Personal information
- Born: 23 April 2004 (age 22)
- Original teams: South Augusta (SGFL) North Adelaide (SANFL)
- Draft: No. 44, 2022 AFL draft
- Debut: Round 2, 2025, St Kilda vs. Geelong, at Docklands Stadium
- Height: 198 cm (6 ft 6 in)
- Position: Key Forward

Playing career^{1}
- Years: Club / Games (Goals)
- 2023–2026: St Kilda / 13 (11)
- ^{1} Playing statistics correct to the end of the 2026 season.

= Isaac Keeler =

Isaac Keeler (born 23 April 2004) is a former professional Australian rules footballer who played for the St Kilda Football Club in the Australian Football League (AFL).

== Junior career ==
Keeler played local football for South Augusta in the Spencer Gulf Football League.
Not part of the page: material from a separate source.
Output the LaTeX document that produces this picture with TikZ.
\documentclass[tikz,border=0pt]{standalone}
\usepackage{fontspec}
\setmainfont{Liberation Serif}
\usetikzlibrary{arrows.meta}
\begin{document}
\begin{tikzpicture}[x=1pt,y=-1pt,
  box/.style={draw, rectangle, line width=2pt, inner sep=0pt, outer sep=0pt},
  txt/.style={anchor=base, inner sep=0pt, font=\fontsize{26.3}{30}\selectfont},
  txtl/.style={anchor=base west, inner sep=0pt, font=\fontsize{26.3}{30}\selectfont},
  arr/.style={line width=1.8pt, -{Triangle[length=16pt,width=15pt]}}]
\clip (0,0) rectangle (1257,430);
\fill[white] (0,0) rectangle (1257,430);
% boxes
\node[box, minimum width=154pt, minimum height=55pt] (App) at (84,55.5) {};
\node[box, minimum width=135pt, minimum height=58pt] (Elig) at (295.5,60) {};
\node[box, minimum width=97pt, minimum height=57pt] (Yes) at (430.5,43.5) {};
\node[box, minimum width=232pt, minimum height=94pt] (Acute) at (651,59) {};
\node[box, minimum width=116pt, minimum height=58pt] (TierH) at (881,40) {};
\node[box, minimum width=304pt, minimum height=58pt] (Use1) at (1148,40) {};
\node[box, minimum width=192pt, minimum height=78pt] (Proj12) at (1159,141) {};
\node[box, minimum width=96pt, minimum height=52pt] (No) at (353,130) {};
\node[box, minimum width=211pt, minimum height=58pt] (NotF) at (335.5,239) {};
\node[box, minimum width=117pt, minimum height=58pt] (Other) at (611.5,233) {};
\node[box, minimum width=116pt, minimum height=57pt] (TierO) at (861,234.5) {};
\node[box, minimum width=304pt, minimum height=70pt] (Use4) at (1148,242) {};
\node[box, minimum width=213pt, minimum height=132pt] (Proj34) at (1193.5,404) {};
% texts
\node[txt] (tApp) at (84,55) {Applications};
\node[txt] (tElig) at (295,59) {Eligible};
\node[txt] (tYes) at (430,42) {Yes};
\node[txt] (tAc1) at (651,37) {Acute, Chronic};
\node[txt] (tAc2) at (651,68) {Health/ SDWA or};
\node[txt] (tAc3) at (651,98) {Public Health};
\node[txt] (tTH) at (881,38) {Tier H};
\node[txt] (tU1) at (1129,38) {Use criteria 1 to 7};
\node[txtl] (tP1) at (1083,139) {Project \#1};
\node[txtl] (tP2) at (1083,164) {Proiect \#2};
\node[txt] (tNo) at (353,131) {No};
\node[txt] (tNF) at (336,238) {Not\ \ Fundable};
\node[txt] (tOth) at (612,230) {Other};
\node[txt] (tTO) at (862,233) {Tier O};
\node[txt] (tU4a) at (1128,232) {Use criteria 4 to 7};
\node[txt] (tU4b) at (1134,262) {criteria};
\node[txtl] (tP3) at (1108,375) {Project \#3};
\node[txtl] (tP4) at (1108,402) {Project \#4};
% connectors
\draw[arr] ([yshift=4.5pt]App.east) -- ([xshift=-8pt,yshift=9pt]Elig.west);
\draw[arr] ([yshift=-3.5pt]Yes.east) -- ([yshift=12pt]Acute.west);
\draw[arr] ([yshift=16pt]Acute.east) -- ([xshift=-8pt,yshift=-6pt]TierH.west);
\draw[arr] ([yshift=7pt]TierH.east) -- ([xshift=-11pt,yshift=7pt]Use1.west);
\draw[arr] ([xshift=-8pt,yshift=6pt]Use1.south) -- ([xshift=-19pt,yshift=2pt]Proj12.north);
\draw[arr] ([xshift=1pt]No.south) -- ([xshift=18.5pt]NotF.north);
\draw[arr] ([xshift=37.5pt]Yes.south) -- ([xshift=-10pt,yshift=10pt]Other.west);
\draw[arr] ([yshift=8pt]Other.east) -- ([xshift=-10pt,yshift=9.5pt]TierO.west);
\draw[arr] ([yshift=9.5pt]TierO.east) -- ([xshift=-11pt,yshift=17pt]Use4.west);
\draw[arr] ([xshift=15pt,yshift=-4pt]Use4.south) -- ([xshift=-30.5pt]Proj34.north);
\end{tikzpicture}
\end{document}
He played SANFL Under 18s for North Adelaide.

Keeler was part of the Next Generation Academy of the Adelaide Crows, however after the Crows did not nominate him under NGA rules he entered the draft as part of the open draft pool.

== AFL career ==
Keeler was selected with pick 44 of the 2022 AFL draft. He was selected to make his debut in round 2 of the 2025 AFL season. At the end of the 2026 AFL season, Keeler was delisted by St Kilda.